The examples from the application of nonlinear dynamics in Bradbury’s story are abundant. Through the science fiction concept of time-travel, the characters of the short story participate in a hunting safari 65 million years in the past to kill the ultimate target – Tyrannosaurus Rex. This transport across the timeline gives the author the platform to prove his theorem. When the main character, a man simply named Eckles, steps from the floating path that protects the fragile, prehistoric environment and crushes a butterfly, Bradbury introduces the stimulus for his experiment. Upon the characters’ return to the future, we see that this small variation in the initial composition has brought about major changes in the world in which the characters reside. We see through Eckles’ eyes the differences between what he sees now and the place he just left. He first notices that the room’s décor has changed, and the air has a different smell to it. Then, he looks at the sign on the entrance. Because of his tiny misstep, the whole English language has changed. The final change we find out about in this new reality is that the beloved new President of the United States, Keith, did not win the election in this version of time, but was defeated by the socialist, Deutscher.
From the moment he steps through the front door of Time Safari, Inc., Eckles is told that for every decision he makes there will be a consequence. The first way this is presented is in the form of a fine. The safari guide, Travis, tells Eckles that if he disobeys in anyway while on the hunting trip, then he will be faced with a $10,000 fine for his actions. While $10,000 may not sound like an exorbitant amount of money today for such an egregious offense as interfering with the space-time continuum, that amount would equal roughly $81, 789.06 in 2010 when accounting for inflation. I believe Bradbury meant for the fine to sound like a stiff penalty when he wrote his piece. Eckles critical offense occurs when he kills the butterfly, and in the end, Eckels is murdered because he, ironically, failed to learn the simple principle of cause and effect.

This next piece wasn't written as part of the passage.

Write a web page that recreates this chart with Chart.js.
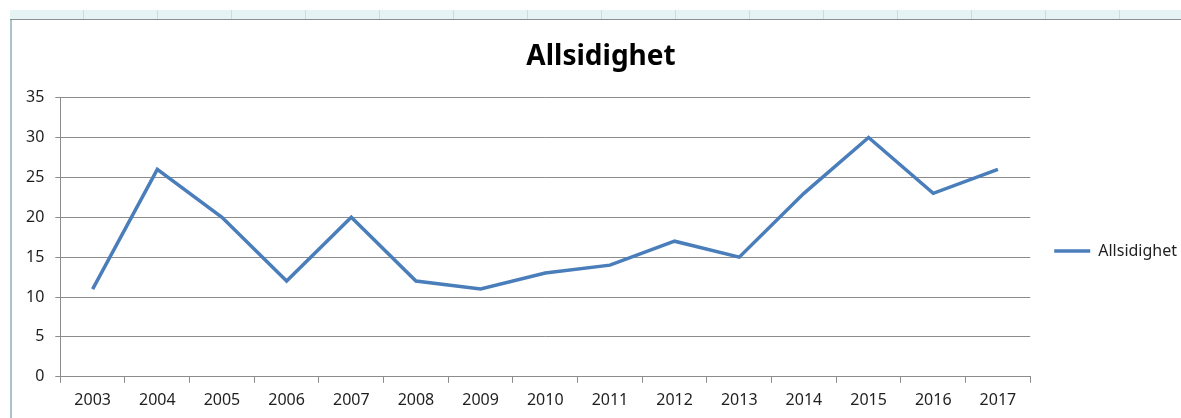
<!DOCTYPE html>
<html>
<head>
<meta charset="utf-8">
<script src="https://cdn.jsdelivr.net/npm/chart.js@4/dist/chart.umd.min.js"></script>
<style>
  html, body { margin: 0; padding: 0; background: #fff; }
  body { width: 1181px; height: 418px; position: relative; overflow: hidden; }
  .strip {
    position: absolute; left: 10px; top: 10px; width: 1171px; height: 9px;
    background: #e6f3f4 repeating-linear-gradient(90deg, transparent 0 73px, #c9dde0 73px 74px);
    border-bottom: 1px solid #8a8f92;
  }
  .frame {
    position: absolute; left: 10px; top: 20px; width: 1171px; height: 398px;
    border-left: 2px solid #a9c2cc; background: #fff;
  }
  #wrap { position: absolute; left: 12px; top: 20px; width: 1175px; height: 398px; }
</style>
</head>
<body>
<div class="strip"></div>
<div class="frame"></div>
<div id="wrap"><canvas id="chart"></canvas></div>
<script>
/* ============================================================
   ALLSIDIGHET
   ============================================================ */

const years = ['2003', '2004', '2005', '2006', '2007', '2008', '2009', '2010',
               '2011', '2012', '2013', '2014', '2015', '2016', '2017'];
const allsidighet = [11, 26, 20, 12, 20, 12, 11, 13, 14, 17, 15, 23, 30, 23, 26];
const seriesName = 'Allsidighet';

const FONT = "'Noto Sans', 'Open Sans', sans-serif";
const INK = '#1f1f1f';
const GRID = '#8c8c8c';

// Excel puts the legend a bit below the middle of the plot
const legendDrop = {
  id: 'legendDrop',
  afterLayout(chart) {
    chart.legend.top += 24;
    chart.legend.bottom += 24;
  }
};

new Chart(document.getElementById('chart').getContext('2d'), {
  type: 'line',
  data: {
    labels: years,
    datasets: [{
      label: seriesName,
      data: allsidighet,
      borderColor: '#4a7ebb',
      backgroundColor: '#4a7ebb',
      borderWidth: 3.5,
      pointRadius: 0,
      pointHoverRadius: 0,
      tension: 0,
      fill: false,
    }]
  },
  options: {
    responsive: true,
    maintainAspectRatio: false,
    animation: false,
    layout: { padding: { left: 3, right: 0, top: 16, bottom: 0 } },
    plugins: {
      title: {
        display: true,
        text: seriesName,
        color: '#000',
        font: { family: FONT, size: 28, weight: 'bold' },
        padding: { top: 4, bottom: 24 }
      },
      legend: {
        position: 'right',
        labels: {
          usePointStyle: true,
          pointStyle: 'line',
          pointStyleWidth: 36,
          color: INK,
          font: { family: FONT, size: 16 },
          padding: 24
        }
      },
      tooltip: { enabled: false }
    },
    scales: {
      x: {
        offset: true,
        grid: { offset: true, drawOnChartArea: false, color: GRID, tickLength: 6 },
        border: { color: GRID },
        ticks: { color: INK, font: { family: FONT, size: 16 }, padding: 8, maxRotation: 0 }
      },
      y: {
        min: 0,
        max: 35,
        grid: { color: GRID, tickLength: 5 },
        border: { color: GRID },
        ticks: { stepSize: 5, color: INK, font: { family: FONT, size: 16 }, padding: 11 }
      }
    }
  },
  plugins: [legendDrop]
});
</script>
</body>
</html>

Bradbury’s assertion that the scale of the stimulus has no bearing on the outcome is put forth very plainly in the choice of creatures offered in the story. He juxtaposes the gargantuan, terrifying Tyrannosaurus Rex against the miniscule, hapless butterfly, yet it is not the death of the Tyrannosaurus that creates the resultant chaos of the trip back in time. Instead, it is the end of the butterfly’s life that brings about the alterations in the characters’ world. The idea is also repeated in Eckles murder at the end of the story. Because Eckles smashed to butterfly, he was assassinated by Travis, showing that cause is not indicative of effect.
“A Sound of Thunder” was a revolutionary piece of science fiction in its era. It introduced concepts that were a decade ahead of their time. Looking back at the piece with almost 60 years of reflection makes me think that if Edward Lorenz is considered the father of chaos theory, then Ray Bradbury should, at least, be regarded as its eccentric uncle.